Source material =>
= = = = =
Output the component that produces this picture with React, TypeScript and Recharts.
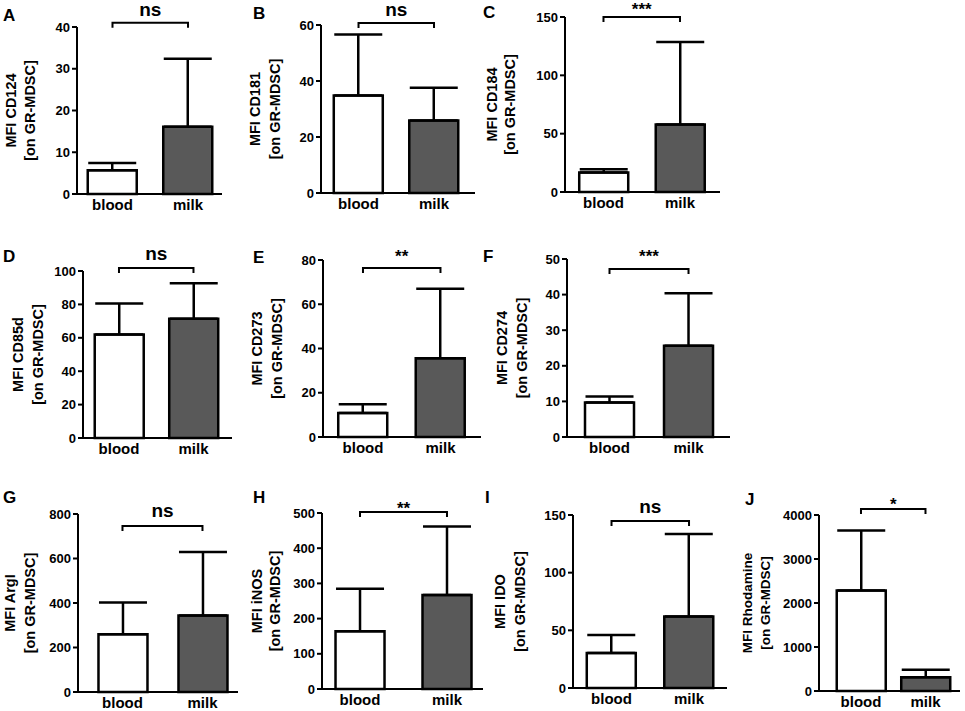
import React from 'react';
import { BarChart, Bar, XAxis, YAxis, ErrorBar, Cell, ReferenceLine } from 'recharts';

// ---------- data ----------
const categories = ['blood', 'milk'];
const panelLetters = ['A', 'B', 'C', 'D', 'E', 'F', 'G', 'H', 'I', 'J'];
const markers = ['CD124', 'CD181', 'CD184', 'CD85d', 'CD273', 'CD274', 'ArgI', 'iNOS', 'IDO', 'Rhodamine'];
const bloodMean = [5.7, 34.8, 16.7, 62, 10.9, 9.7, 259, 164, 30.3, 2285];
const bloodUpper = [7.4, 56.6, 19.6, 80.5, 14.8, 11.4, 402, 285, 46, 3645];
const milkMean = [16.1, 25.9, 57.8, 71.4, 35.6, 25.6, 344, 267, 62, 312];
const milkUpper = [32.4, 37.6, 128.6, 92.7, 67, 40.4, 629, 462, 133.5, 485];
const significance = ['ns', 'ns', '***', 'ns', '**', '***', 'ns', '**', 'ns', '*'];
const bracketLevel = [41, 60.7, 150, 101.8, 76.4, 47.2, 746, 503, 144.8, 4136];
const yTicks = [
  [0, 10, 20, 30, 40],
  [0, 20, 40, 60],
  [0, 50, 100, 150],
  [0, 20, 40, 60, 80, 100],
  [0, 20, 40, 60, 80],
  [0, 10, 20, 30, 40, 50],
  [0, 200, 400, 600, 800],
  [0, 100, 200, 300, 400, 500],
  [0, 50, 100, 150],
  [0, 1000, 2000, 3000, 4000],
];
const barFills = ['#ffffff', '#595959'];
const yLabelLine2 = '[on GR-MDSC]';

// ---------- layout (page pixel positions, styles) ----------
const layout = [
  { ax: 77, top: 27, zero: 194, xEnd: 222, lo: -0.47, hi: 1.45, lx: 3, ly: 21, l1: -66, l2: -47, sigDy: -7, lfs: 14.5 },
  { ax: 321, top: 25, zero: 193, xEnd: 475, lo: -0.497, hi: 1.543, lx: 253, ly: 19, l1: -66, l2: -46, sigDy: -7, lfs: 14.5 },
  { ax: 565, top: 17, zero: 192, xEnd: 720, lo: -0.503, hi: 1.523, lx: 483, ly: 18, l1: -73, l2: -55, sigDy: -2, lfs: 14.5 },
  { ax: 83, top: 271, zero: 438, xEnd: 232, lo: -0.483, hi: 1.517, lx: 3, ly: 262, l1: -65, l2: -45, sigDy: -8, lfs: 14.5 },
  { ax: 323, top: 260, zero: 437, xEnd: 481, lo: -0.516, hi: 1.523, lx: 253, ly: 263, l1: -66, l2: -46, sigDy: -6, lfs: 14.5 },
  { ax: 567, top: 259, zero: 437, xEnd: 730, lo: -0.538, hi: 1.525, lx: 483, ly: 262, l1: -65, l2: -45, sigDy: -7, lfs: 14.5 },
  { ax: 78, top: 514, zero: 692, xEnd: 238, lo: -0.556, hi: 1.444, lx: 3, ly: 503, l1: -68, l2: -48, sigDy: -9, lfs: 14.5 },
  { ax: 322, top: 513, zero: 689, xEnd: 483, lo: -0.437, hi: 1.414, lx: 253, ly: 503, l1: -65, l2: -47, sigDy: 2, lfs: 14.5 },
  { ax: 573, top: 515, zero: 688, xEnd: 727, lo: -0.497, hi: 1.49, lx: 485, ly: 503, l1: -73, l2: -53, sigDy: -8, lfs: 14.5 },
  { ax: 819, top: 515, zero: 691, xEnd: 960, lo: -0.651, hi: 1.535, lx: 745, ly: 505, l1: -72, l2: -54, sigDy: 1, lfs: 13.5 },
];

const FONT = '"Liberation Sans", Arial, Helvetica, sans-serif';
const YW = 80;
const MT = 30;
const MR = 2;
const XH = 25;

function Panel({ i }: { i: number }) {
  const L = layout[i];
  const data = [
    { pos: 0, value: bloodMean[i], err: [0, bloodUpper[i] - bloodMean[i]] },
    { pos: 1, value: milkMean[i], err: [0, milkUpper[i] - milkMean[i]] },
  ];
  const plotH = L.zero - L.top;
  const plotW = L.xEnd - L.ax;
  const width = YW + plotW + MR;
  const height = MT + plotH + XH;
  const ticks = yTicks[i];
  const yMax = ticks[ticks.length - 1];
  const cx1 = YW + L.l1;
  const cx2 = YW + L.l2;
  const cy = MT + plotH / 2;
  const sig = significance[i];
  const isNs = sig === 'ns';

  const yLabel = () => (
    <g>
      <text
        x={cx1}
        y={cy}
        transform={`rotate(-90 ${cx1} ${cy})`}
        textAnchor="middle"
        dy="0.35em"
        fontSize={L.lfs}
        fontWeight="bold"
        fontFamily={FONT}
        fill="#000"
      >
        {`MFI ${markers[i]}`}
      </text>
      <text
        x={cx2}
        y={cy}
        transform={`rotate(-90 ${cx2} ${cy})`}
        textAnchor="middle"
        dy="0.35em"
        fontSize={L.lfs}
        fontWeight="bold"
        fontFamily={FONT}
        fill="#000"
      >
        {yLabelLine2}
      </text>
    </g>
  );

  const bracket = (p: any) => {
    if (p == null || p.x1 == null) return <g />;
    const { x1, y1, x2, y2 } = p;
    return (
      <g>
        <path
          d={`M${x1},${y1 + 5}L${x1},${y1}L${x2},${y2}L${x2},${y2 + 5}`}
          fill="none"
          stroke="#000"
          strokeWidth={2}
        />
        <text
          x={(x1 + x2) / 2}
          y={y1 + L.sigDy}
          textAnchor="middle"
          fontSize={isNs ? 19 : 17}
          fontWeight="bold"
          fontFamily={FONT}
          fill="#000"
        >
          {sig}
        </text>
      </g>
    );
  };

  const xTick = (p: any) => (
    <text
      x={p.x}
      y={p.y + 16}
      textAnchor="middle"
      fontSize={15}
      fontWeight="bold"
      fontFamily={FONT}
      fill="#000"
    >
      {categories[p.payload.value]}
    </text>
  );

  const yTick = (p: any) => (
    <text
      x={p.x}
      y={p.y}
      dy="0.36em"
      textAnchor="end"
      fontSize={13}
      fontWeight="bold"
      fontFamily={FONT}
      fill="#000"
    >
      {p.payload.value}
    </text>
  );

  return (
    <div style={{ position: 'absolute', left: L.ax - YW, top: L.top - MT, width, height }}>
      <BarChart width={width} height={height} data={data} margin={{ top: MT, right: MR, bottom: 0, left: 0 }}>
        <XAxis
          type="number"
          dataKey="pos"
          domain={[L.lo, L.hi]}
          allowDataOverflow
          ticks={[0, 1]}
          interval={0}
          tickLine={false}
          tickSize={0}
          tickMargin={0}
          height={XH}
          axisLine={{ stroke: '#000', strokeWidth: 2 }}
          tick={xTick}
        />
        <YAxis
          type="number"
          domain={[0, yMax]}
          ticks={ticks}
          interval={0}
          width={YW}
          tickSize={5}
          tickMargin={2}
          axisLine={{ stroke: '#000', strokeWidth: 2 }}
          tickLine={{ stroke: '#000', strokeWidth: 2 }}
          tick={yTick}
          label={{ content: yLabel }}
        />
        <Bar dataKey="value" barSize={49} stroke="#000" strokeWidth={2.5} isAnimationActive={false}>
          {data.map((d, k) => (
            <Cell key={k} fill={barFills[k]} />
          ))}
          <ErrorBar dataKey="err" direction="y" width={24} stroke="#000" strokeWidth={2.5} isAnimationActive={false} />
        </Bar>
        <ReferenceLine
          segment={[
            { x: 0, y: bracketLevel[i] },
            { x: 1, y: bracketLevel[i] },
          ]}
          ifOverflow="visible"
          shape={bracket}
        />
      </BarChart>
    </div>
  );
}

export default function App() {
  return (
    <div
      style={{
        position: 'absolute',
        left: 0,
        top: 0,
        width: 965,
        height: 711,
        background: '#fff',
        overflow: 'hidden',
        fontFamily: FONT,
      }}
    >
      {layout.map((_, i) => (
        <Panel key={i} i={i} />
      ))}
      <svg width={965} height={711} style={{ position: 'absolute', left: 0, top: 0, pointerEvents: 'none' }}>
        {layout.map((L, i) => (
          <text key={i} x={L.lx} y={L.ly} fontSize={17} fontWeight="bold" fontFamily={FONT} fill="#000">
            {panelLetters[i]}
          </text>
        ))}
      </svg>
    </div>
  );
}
= = = = =
The answer should be a single number: the count of lines in the data that include the string "React".

2